Your objective:
Copy each line below that contains "code".

-- Begin Excerpted records --

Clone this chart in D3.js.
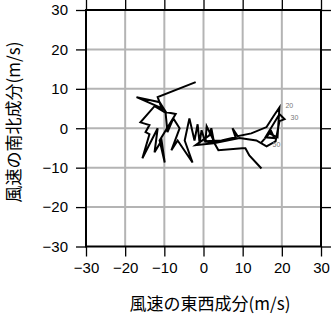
<!DOCTYPE html>
<html><head><meta charset="utf-8">
<script src="https://cdn.jsdelivr.net/npm/d3@7"></script>
<style>body{margin:0;background:#fff}svg{display:block}</style>
</head><body>
<script>
// wind components (m/s)
const uWind = [14.8,11.7,10.7,9.9,3.8,2.8,0.3,4.6,8.2,7.4,8.7,12.2,16.1,17.9,19.4,19.1,18.9,16.8,14.8,17.3,18.1,15.8,19.4,20.7,19.4,18.4,16.1,13.5,9.2,2.6,-2.0,
  1.5,2.0,2.6,0.8,0.5,-0.5,-1.0,-1.5,-2.3,-3.6,-4.8,-2.8,-6.6,-8.2,-6.1,-7.7,-9.2,-9.7,-7.1,-11.2,-9.9,-10.7,-12.5,-11.7,-15.6,-13.8,-14.8,-13.8,-16.1,-12.5,-9.4,-11.2,-17.1,-10.7,-11.7,-2.0];
const vWind = [-10.2,-6.9,-5.1,-5.1,-5.6,-3.8,-3.3,-3.1,-2.3,0.0,-2.0,-1.3,0.3,3.1,5.3,0.8,-2.3,-1.3,-3.6,-0.8,-2.5,-2.3,3.6,2.3,1.8,-3.3,-4.6,-3.1,-2.5,-3.8,-4.3,
  -1.8,0.0,-3.1,0.5,-3.6,-0.5,-3.8,1.0,-3.1,2.5,-3.1,-8.7,-3.1,-5.6,0.0,2.5,-1.0,4.1,3.6,-3.1,-8.7,-3.1,-6.1,0.0,-7.6,-1.5,-1.0,0.8,1.5,5.6,3.8,6.6,7.9,5.1,7.9,11.7];
const pointLabels = [{i:14, text:"20"},{i:23, text:"30"},{i:26, text:"50"}];
const ticks = [-30,-20,-10,0,10,20,30];
const xTitle = "風速の東西成分(m/s)";
const yTitle = "風速の南北成分(m/s)";

const W=331,H=318;
const svg=d3.select("body").append("svg").attr("width",W).attr("height",H);
const x=d3.scaleLinear().domain([-30,30]).range([86,321]);
const y=d3.scaleLinear().domain([-30,30]).range([246.5,10]);
const fmt=d=>d<0?"\u2212"+Math.abs(d):String(d);
const tickFont="'Liberation Sans', Arial, sans-serif";

// grid
svg.append("g").selectAll("line").data(ticks.slice(1,-1)).join("line")
  .attr("x1",d=>x(d)).attr("x2",d=>x(d)).attr("y1",y(30)).attr("y2",y(-30))
  .attr("stroke","#b4b4b4").attr("stroke-width",2);
svg.append("g").selectAll("line").data(ticks.slice(1,-1)).join("line")
  .attr("y1",d=>y(d)).attr("y2",d=>y(d)).attr("x1",x(-30)).attr("x2",x(30))
  .attr("stroke","#b4b4b4").attr("stroke-width",2);

// axes
function styleAxis(g){
  g.select(".domain").remove();
  g.selectAll(".tick line").attr("stroke","#000").attr("stroke-width",1.3);
  g.selectAll(".tick text").attr("font-family",tickFont).attr("font-size",15).attr("fill","#000");
}
svg.append("g").attr("transform",`translate(0,${y(-30)})`)
  .call(d3.axisBottom(x).tickValues(ticks).tickFormat(fmt).tickSize(10).tickPadding(6)).call(styleAxis);
svg.append("g").attr("transform",`translate(${x(-30)},0)`)
  .call(d3.axisLeft(y).tickValues(ticks).tickFormat(fmt).tickSize(10).tickPadding(8)).call(styleAxis);
svg.append("g").attr("transform",`translate(0,${y(30)})`)
  .call(d3.axisTop(x).tickValues(ticks).tickFormat("").tickSize(10)).call(styleAxis);
svg.append("g").attr("transform",`translate(${x(30)},0)`)
  .call(d3.axisRight(y).tickValues(ticks).tickFormat("").tickSize(10)).call(styleAxis);

// frame
svg.append("rect").attr("x",x(-30)).attr("y",y(30)).attr("width",x(30)-x(-30)).attr("height",y(-30)-y(30))
  .attr("fill","none").attr("stroke","#000").attr("stroke-width",2);

// hodograph line
const pts=uWind.map((u,i)=>[u,vWind[i]]);
svg.append("path").datum(pts)
  .attr("d",d3.line().x(d=>x(d[0])).y(d=>y(d[1])))
  .attr("fill","none").attr("stroke","#000").attr("stroke-width",2).attr("stroke-linejoin","miter");

svg.append("g").selectAll("text").data(pointLabels).join("text")
  .attr("x",d=>x(uWind[d.i])+6).attr("y",d=>y(vWind[d.i])+1)
  .attr("font-family",tickFont).attr("font-size",7).attr("fill","#777").text(d=>d.text);

// titles
const cjk="'Noto Sans CJK JP', 'Noto Sans', sans-serif";
svg.append("text").attr("x",210).attr("y",310).attr("text-anchor","middle")
  .attr("font-family",cjk).attr("font-size",17).text(xTitle);
svg.append("text").attr("transform","translate(20,122) rotate(-90)").attr("text-anchor","middle")
  .attr("font-family",cjk).attr("font-size",17).text(yTitle);
</script>
</body></html>
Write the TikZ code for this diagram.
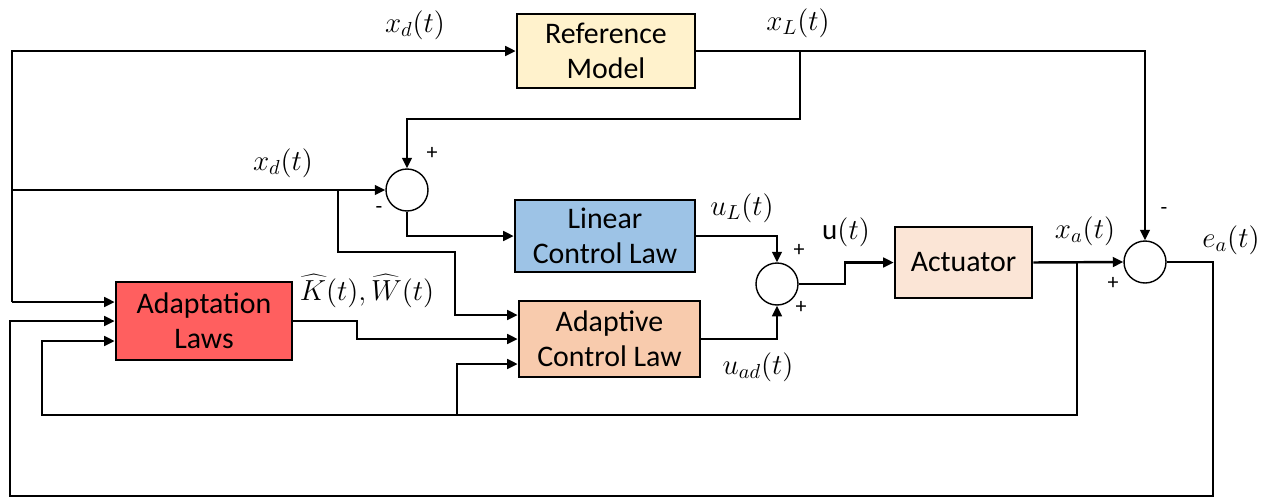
\RequirePackage{fix-cm}
\documentclass[tikz,border=0pt]{standalone}
\usepackage{fontspec}
\setmainfont{Carlito}
\usetikzlibrary{arrows.meta,calc}
\definecolor{rmfill}{HTML}{FFF2CC}
\definecolor{lclfill}{HTML}{9DC3E6}
\definecolor{aclfill}{HTML}{F8CBAD}
\definecolor{actfill}{HTML}{FBE5D6}
\definecolor{alfill}{HTML}{FF5F5F}
\tikzset{
  blk/.style={draw=black, line width=1.5pt, align=center, inner sep=0pt,
    font=\fontsize{17}{20}\selectfont},
  sumc/.style={draw=black, line width=0.8pt, circle, minimum size=0.84cm, inner sep=0pt, fill=white},
  arr/.style={line width=1.4pt, -{Triangle[length=6pt,width=5.5pt]}},
  ln/.style={line width=1.4pt},
  lbl/.style={font=\fontsize{16.5}{18}\selectfont, inner sep=0pt},
  sgn/.style={font=\fontsize{12.5}{14}\selectfont, inner sep=0pt}
}
\begin{document}
\begin{tikzpicture}[x=0.02cm,y=-0.02cm]
\useasboundingbox (0,0) rectangle (1274,498);
% blocks
\node[blk, fill=rmfill, minimum width=3.56cm, minimum height=1.48cm] (rm) at (606,51) {Reference\\Model};
\node[blk, fill=lclfill, minimum width=3.6cm, minimum height=1.44cm] (lcl) at (605,236) {Linear\\Control Law};
\node[blk, fill=aclfill, minimum width=3.62cm, minimum height=1.52cm] (acl) at (609.5,339) {Adaptive\\Control Law};
\node[blk, fill=actfill, minimum width=2.74cm, minimum height=1.42cm] (act) at (963.5,262.5) {Actuator};
\node[blk, fill=alfill, minimum width=3.52cm, minimum height=1.56cm] (al) at (204,321) {Adaptation\\Laws};
% summing junctions
\node[sumc] (s1) at (407,190) {};
\node[sumc] (s3) at (777,284) {};
\node[sumc] (s2) at (1145,262) {};
% branch points
\coordinate (p1) at (12,302);
\coordinate (p2) at (12,190);
\coordinate (p3) at (800,51);
\coordinate (p4) at (338,190);
\coordinate (p5) at (1077,262);
\coordinate (p6) at (457,415);
% connectors
\draw[arr] (p1) |- (rm.west);
\draw[arr] (p1) -- (p1 -| al.west);
\draw[arr] (p2) -- (s1.west);
\draw[arr] (rm.east) -| (s2.north);
\draw[arr] (p3) -- (800,119) -| (s1.north);
\draw[arr] (s1.south) |- (lcl.west);
\draw[arr] (p4) -- (338,252) -- (455,252) |- ([yshift=0.48cm]acl.west);
\draw[arr] (al.east) -- (357,321) |- (acl.west);
\draw[arr] (lcl.east) -| (s3.north);
\draw[arr] (acl.east) -| (s3.south);
\draw[arr] (s3.east) -- (845,284) |- (act.west);
\draw[arr] (act.east) -- (s2.west);
\draw[arr] (p5) |- (42,415) |- ([yshift=-0.4cm]al.west);
\draw[arr] (p6) |- ([yshift=-0.5cm]acl.west);
\draw[arr] (s2.east) -- (1213,262) |- (10,496) |- (al.west);
% labels
\node[lbl] (lxd1) at (415,25) {$x_d(t)$};
\node[lbl] (lxl) at (798,23) {$x_L(t)$};
\node[lbl] (lxd2) at (283,163) {$x_d(t)$};
\node[lbl] (lkw) at (367,291) {$\widehat{K}(t),\widehat{W}(t)$};
\node[lbl] (lul) at (742,208) {$u_L(t)$};
\node[lbl] (lu) at (846,232) {u$(t)$};
\node[lbl] (luad) at (758,367) {$u_{ad}(t)$};
\node[lbl] (lxa) at (1085,231) {$x_a(t)$};
\node[lbl] (lea) at (1231,240) {$e_a(t)$};
% signs
\node[sgn] at (432,153) {+};
\node[sgn] at (379,210) {-};
\node[sgn] at (799,250) {+};
\node[sgn] at (801,307) {+};
\node[sgn] at (1164,211) {-};
\node[sgn] at (1113,283) {+};
\end{tikzpicture}
\end{document}
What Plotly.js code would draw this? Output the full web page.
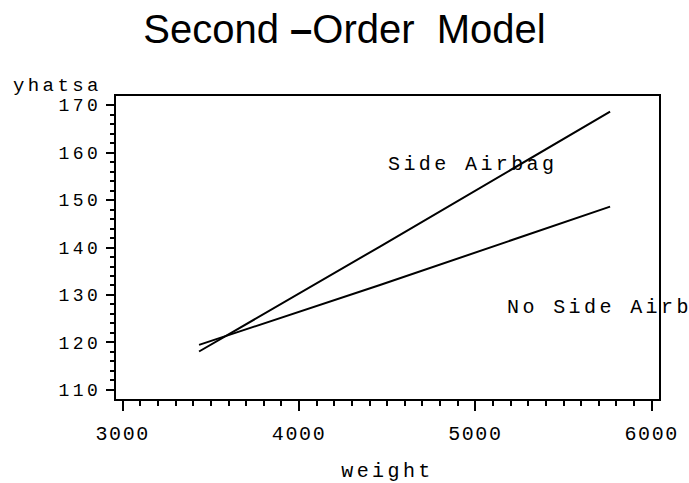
<!DOCTYPE html>
<html>
<head>
<meta charset="utf-8">
<script src="https://cdn.plot.ly/plotly-3.0.1.min.js"></script>
<style>
  html, body { margin: 0; padding: 0; background: #fff; }
  #chart { width: 689px; height: 483px; }
  .xtick text { letter-spacing: 1.6px; }
  .ytick text { letter-spacing: 3.5px; }
  .annotation-text { letter-spacing: 3.4px; }
  .g-xtitle text { letter-spacing: 3.4px; }
</style>
</head>
<body>
<div id="chart"></div>
<script>
// ---- data ----
const weightSide = [3433, 4459, 5764];
const yhatSide = [118.1, 140.2, 168.6];
const weightNoSide = [3433, 4459, 5764];
const yhatNoSide = [119.5, 132.1, 148.6];
const seriesLabels = ["Side Airbag", "No Side Airbag"];
const labelPosX = [4494, 5170];
const labelPosY = [157.4, 127.3];
const xTickVals = [3000, 4000, 5000, 6000];
const yTickVals = [110, 120, 130, 140, 150, 160, 170];

const mono = "Liberation Mono, Courier New, monospace";
const black = "#000000";

const traces = [
  { x: weightSide, y: yhatSide, mode: "lines", name: seriesLabels[0],
    line: { color: black, width: 2 }, hoverinfo: "skip" },
  { x: weightNoSide, y: yhatNoSide, mode: "lines", name: seriesLabels[1],
    line: { color: black, width: 2 }, hoverinfo: "skip" }
];

const layout = {
  width: 689, height: 483,
  margin: { l: 116, r: 30, t: 96, b: 84, pad: 0 },
  paper_bgcolor: "#ffffff", plot_bgcolor: "#ffffff",
  showlegend: false,
  title: {
    text: "Second\u00a0<b>\u2013</b>Order\u00a0\u00a0Model",
    font: { family: "Liberation Sans, Arial, sans-serif", size: 40, color: black },
    x: 0.5, xanchor: "center", xref: "container",
    y: 1 - 29 / 483, yanchor: "middle", yref: "container"
  },
  xaxis: {
    range: [2962, 6041.4],
    tickvals: xTickVals, ticktext: xTickVals.map(String),
    ticks: "outside", ticklen: 10, tickwidth: 2, tickcolor: black,
    showline: true, linewidth: 2, linecolor: black, mirror: true,
    showgrid: false, zeroline: false, ticklabelstandoff: 5,
    minor: { dtick: 100, tick0: 3000, ticks: "outside", ticklen: 5, tickwidth: 2, tickcolor: black, showgrid: false },
    tickfont: { family: mono, size: 20, color: black },
    title: { text: "weight", font: { family: mono, size: 20, color: black }, standoff: 19 }
  },
  yaxis: {
    range: [108.1, 171.9],
    tickvals: yTickVals, ticktext: yTickVals.map(String),
    ticks: "outside", ticklen: 8, tickwidth: 2, tickcolor: black,
    showline: true, linewidth: 2, linecolor: black, mirror: true,
    showgrid: false, zeroline: false, ticklabelstandoff: 1,
    minor: { dtick: 2, tick0: 110, ticks: "outside", ticklen: 4, tickwidth: 2, tickcolor: black, showgrid: false },
    tickfont: { family: mono, size: 18, color: black }
  },
  annotations: [
    { text: seriesLabels[0], x: labelPosX[0], y: labelPosY[0], xref: "x", yref: "y",
      xanchor: "left", yanchor: "middle", showarrow: false,
      font: { family: mono, size: 20, color: black } },
    { text: seriesLabels[1], x: labelPosX[1], y: labelPosY[1], xref: "x", yref: "y",
      xanchor: "left", yanchor: "middle", showarrow: false,
      font: { family: mono, size: 20, color: black } },
    { text: "yhatsa", x: (11 - 116) / 543, y: (399 - 86) / 303, xref: "paper", yref: "paper",
      xanchor: "left", yanchor: "middle", showarrow: false,
      font: { family: mono, size: 19, color: black } }
  ]
};

Plotly.newPlot("chart", traces, layout, { staticPlot: true, displayModeBar: false });
</script>
</body>
</html>
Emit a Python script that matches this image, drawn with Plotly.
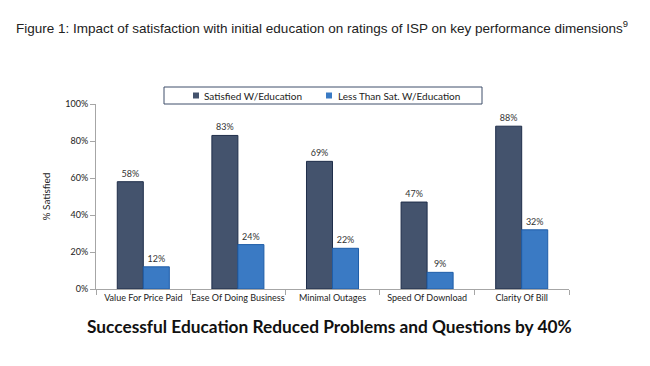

-- End Excerpted records --

Written reply:
Write the TikZ code for this diagram.
What Plotly.js code would draw this? Output the full web page.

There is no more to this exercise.